§ **Work to complete**: Transcribe the whole listing without a single picture.

-=-=-

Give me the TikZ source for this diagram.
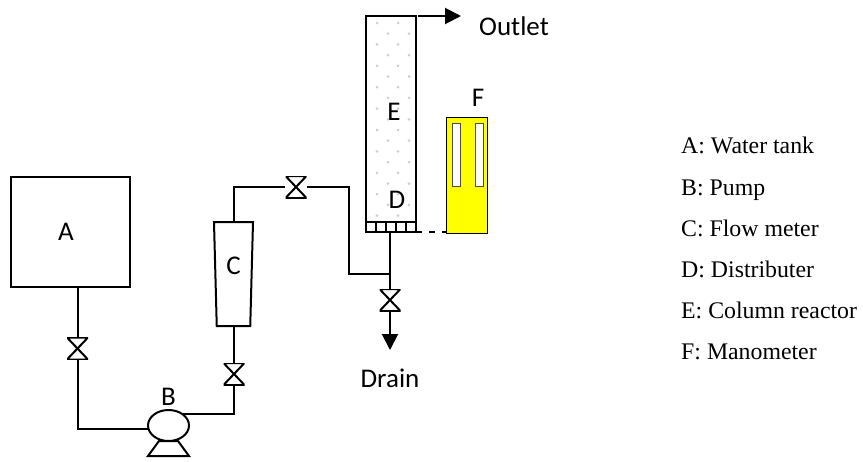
\documentclass[tikz,border=0pt]{standalone}
\usepackage{fontspec}
\setmainfont{Liberation Serif}
\newfontfamily\labelfont{Carlito}
\usetikzlibrary{calc,arrows.meta,shapes.geometric}
\definecolor{manoyellow}{HTML}{FFFF00}
\definecolor{packdot}{HTML}{CFCFCF}
\tikzset{
  pipe/.style={line width=2pt},
  unitbox/.style={draw, line width=2pt, inner sep=0pt, outer sep=0pt},
  taper/.style={draw, line width=2pt, trapezium, inner sep=1pt, outer sep=0pt, trapezium stretches=true},
  valve/.style={minimum width=21pt, minimum height=22pt, inner sep=0pt,
    path picture={\draw[line width=2pt]
      (path picture bounding box.north west) -- (path picture bounding box.north east)
      -- (path picture bounding box.south west) -- (path picture bounding box.south east)
      -- cycle;}},
  unitlabel/.style={font=\labelfont\fontsize{27}{27}\selectfont, inner sep=0pt},
  legendlabel/.style={font=\fontsize{23.8}{26}\selectfont, anchor=base west, inner sep=0pt},
  flowtip/.style={-{Triangle[length=16pt,width=16pt]}}
}
\begin{document}
\begin{tikzpicture}[x=1pt,y=-1pt]
  \useasboundingbox (0,0) rectangle (863,461);
  \node[unitbox, minimum width=119pt, minimum height=110pt] (tank) at (70.5,232) {};
  \node[valve] (valveA) at (77.5,348.5) {};
  \node[unitbox, ellipse, minimum width=41pt, minimum height=31pt] (pump) at (168.5,425.5) {};
  \node[taper, trapezium left angle=60, trapezium right angle=60,
    minimum width=41pt, minimum height=15pt] (pumpbase) at (168.5,448.5) {};
  \node[valve] (valveB) at (234,374) {};
  \node[taper, shape border rotate=180, trapezium left angle=85.3, trapezium right angle=85.3,
    minimum width=39pt, minimum height=104pt] (meter) at (233.5,274) {};
  \node[valve] (valveC) at (296,187) {};
  \node[unitbox, minimum width=50pt, minimum height=216pt] (column) at (391,124) {};
  \foreach \row in {0,...,19}{
    \pgfmathsetmacro{\dotshift}{mod(\row,2)*11}
    \foreach \col in {0,1}{
      \fill[packdot] (377+\dotshift+21*\col,23+10.7*\row) circle (1.5pt);
    }
  }
  \node[unitbox, fill=white, minimum width=50pt, minimum height=10pt] (distributer) at (391,227) {};
  \foreach \tick in {1,...,4}{
    \draw[pipe] ($(distributer.north west)+(10*\tick,0)$) -- ($(distributer.south west)+(10*\tick,0)$);
  }
  \node[draw, line width=1pt, outer sep=0pt, fill=manoyellow, minimum width=41pt, minimum height=116pt, inner sep=0pt] (manometer) at (466.5,175) {};
  \node[draw=black!70, line width=1pt, fill=white, minimum width=8pt, minimum height=63pt, inner sep=0pt] (limbL) at (456,154.5) {};
  \node[draw=black!70, line width=1pt, fill=white, minimum width=8pt, minimum height=63pt, inner sep=0pt] (limbR) at (479.5,154.5) {};
  \node[valve] (valveD) at (390,300) {};
  \coordinate (outletend) at (461,16);
  \coordinate (drainend) at (390,350);
  \coordinate (teeD) at (390,274);

  \draw[pipe] (tank.south -| valveA) -- (valveA);
  \draw[pipe] (valveA) |- (pump.190);
  \draw[pipe] (pump.40) -| (valveB);
  \draw[pipe] (valveB) -- (valveB |- meter.south);
  \draw[pipe] (meter.north) |- (valveC);
  \draw[pipe] (valveC) -| (349,274) -- (teeD);
  \draw[pipe] (distributer.south -| teeD) -- (valveD);
  \draw[pipe, flowtip] (valveD) -- (drainend);
  \draw[pipe, flowtip, shorten <=2pt] (column.north east) -- (outletend);
  \draw[pipe, dash pattern=on 6pt off 7pt] (distributer.south east) -- (distributer.south east -| manometer.west);

  \node[unitlabel] (labelA) at (66,232) {A};
  \node[unitlabel] (labelB) at (168.5,397) {B};
  \node[unitlabel] (labelC) at (233.5,266) {C};
  \node[unitlabel] (labelD) at (397,200) {D};
  \node[unitlabel] (labelE) at (394,112) {E};
  \node[unitlabel] (labelF) at (478,98) {F};
  \node[unitlabel] (labelOutlet) at (514,26) {Outlet};
  \node[unitlabel] (labelDrain) at (390,378) {Drain};

  \node[legendlabel] (legendA) at (681,153.5) {A: Water tank};
  \node[legendlabel] (legendB) at (681,195) {B: Pump};
  \node[legendlabel] (legendC) at (681,236) {C: Flow meter};
  \node[legendlabel] (legendD) at (681,277.5) {D: Distributer};
  \node[legendlabel] (legendE) at (681,318.5) {E: Column reactor};
  \node[legendlabel] (legendF) at (681,359.5) {F: Manometer};
\end{tikzpicture}
\end{document}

-=-=-

§ **Exercise answer**:
Give me the TikZ source for this diagram.
\documentclass[tikz,border=0pt]{standalone}
\usepackage{fontspec}
\setmainfont{Liberation Serif}
\newfontfamily\labelfont{Carlito}
\usetikzlibrary{calc,arrows.meta,shapes.geometric}
\definecolor{manoyellow}{HTML}{FFFF00}
\definecolor{packdot}{HTML}{CFCFCF}
\tikzset{
  pipe/.style={line width=2pt},
  unitbox/.style={draw, line width=2pt, inner sep=0pt, outer sep=0pt},
  taper/.style={draw, line width=2pt, trapezium, inner sep=1pt, outer sep=0pt, trapezium stretches=true},
  valve/.style={minimum width=21pt, minimum height=22pt, inner sep=0pt,
    path picture={\draw[line width=2pt]
      (path picture bounding box.north west) -- (path picture bounding box.north east)
      -- (path picture bounding box.south west) -- (path picture bounding box.south east)
      -- cycle;}},
  unitlabel/.style={font=\labelfont\fontsize{27}{27}\selectfont, inner sep=0pt},
  legendlabel/.style={font=\fontsize{23.8}{26}\selectfont, anchor=base west, inner sep=0pt},
  flowtip/.style={-{Triangle[length=16pt,width=16pt]}}
}
\begin{document}
\begin{tikzpicture}[x=1pt,y=-1pt]
  \useasboundingbox (0,0) rectangle (863,461);
  \node[unitbox, minimum width=119pt, minimum height=110pt] (tank) at (70.5,232) {};
  \node[valve] (valveA) at (77.5,348.5) {};
  \node[unitbox, ellipse, minimum width=41pt, minimum height=31pt] (pump) at (168.5,425.5) {};
  \node[taper, trapezium left angle=60, trapezium right angle=60,
    minimum width=41pt, minimum height=15pt] (pumpbase) at (168.5,448.5) {};
  \node[valve] (valveB) at (234,374) {};
  \node[taper, shape border rotate=180, trapezium left angle=85.3, trapezium right angle=85.3,
    minimum width=39pt, minimum height=104pt] (meter) at (233.5,274) {};
  \node[valve] (valveC) at (296,187) {};
  \node[unitbox, minimum width=50pt, minimum height=216pt] (column) at (391,124) {};
  \foreach \row in {0,...,19}{
    \pgfmathsetmacro{\dotshift}{mod(\row,2)*11}
    \foreach \col in {0,1}{
      \fill[packdot] (377+\dotshift+21*\col,23+10.7*\row) circle (1.5pt);
    }
  }
  \node[unitbox, fill=white, minimum width=50pt, minimum height=10pt] (distributer) at (391,227) {};
  \foreach \tick in {1,...,4}{
    \draw[pipe] ($(distributer.north west)+(10*\tick,0)$) -- ($(distributer.south west)+(10*\tick,0)$);
  }
  \node[draw, line width=1pt, outer sep=0pt, fill=manoyellow, minimum width=41pt, minimum height=116pt, inner sep=0pt] (manometer) at (466.5,175) {};
  \node[draw=black!70, line width=1pt, fill=white, minimum width=8pt, minimum height=63pt, inner sep=0pt] (limbL) at (456,154.5) {};
  \node[draw=black!70, line width=1pt, fill=white, minimum width=8pt, minimum height=63pt, inner sep=0pt] (limbR) at (479.5,154.5) {};
  \node[valve] (valveD) at (390,300) {};
  \coordinate (outletend) at (461,16);
  \coordinate (drainend) at (390,350);
  \coordinate (teeD) at (390,274);

  \draw[pipe] (tank.south -| valveA) -- (valveA);
  \draw[pipe] (valveA) |- (pump.190);
  \draw[pipe] (pump.40) -| (valveB);
  \draw[pipe] (valveB) -- (valveB |- meter.south);
  \draw[pipe] (meter.north) |- (valveC);
  \draw[pipe] (valveC) -| (349,274) -- (teeD);
  \draw[pipe] (distributer.south -| teeD) -- (valveD);
  \draw[pipe, flowtip] (valveD) -- (drainend);
  \draw[pipe, flowtip, shorten <=2pt] (column.north east) -- (outletend);
  \draw[pipe, dash pattern=on 6pt off 7pt] (distributer.south east) -- (distributer.south east -| manometer.west);

  \node[unitlabel] (labelA) at (66,232) {A};
  \node[unitlabel] (labelB) at (168.5,397) {B};
  \node[unitlabel] (labelC) at (233.5,266) {C};
  \node[unitlabel] (labelD) at (397,200) {D};
  \node[unitlabel] (labelE) at (394,112) {E};
  \node[unitlabel] (labelF) at (478,98) {F};
  \node[unitlabel] (labelOutlet) at (514,26) {Outlet};
  \node[unitlabel] (labelDrain) at (390,378) {Drain};

  \node[legendlabel] (legendA) at (681,153.5) {A: Water tank};
  \node[legendlabel] (legendB) at (681,195) {B: Pump};
  \node[legendlabel] (legendC) at (681,236) {C: Flow meter};
  \node[legendlabel] (legendD) at (681,277.5) {D: Distributer};
  \node[legendlabel] (legendE) at (681,318.5) {E: Column reactor};
  \node[legendlabel] (legendF) at (681,359.5) {F: Manometer};
\end{tikzpicture}
\end{document}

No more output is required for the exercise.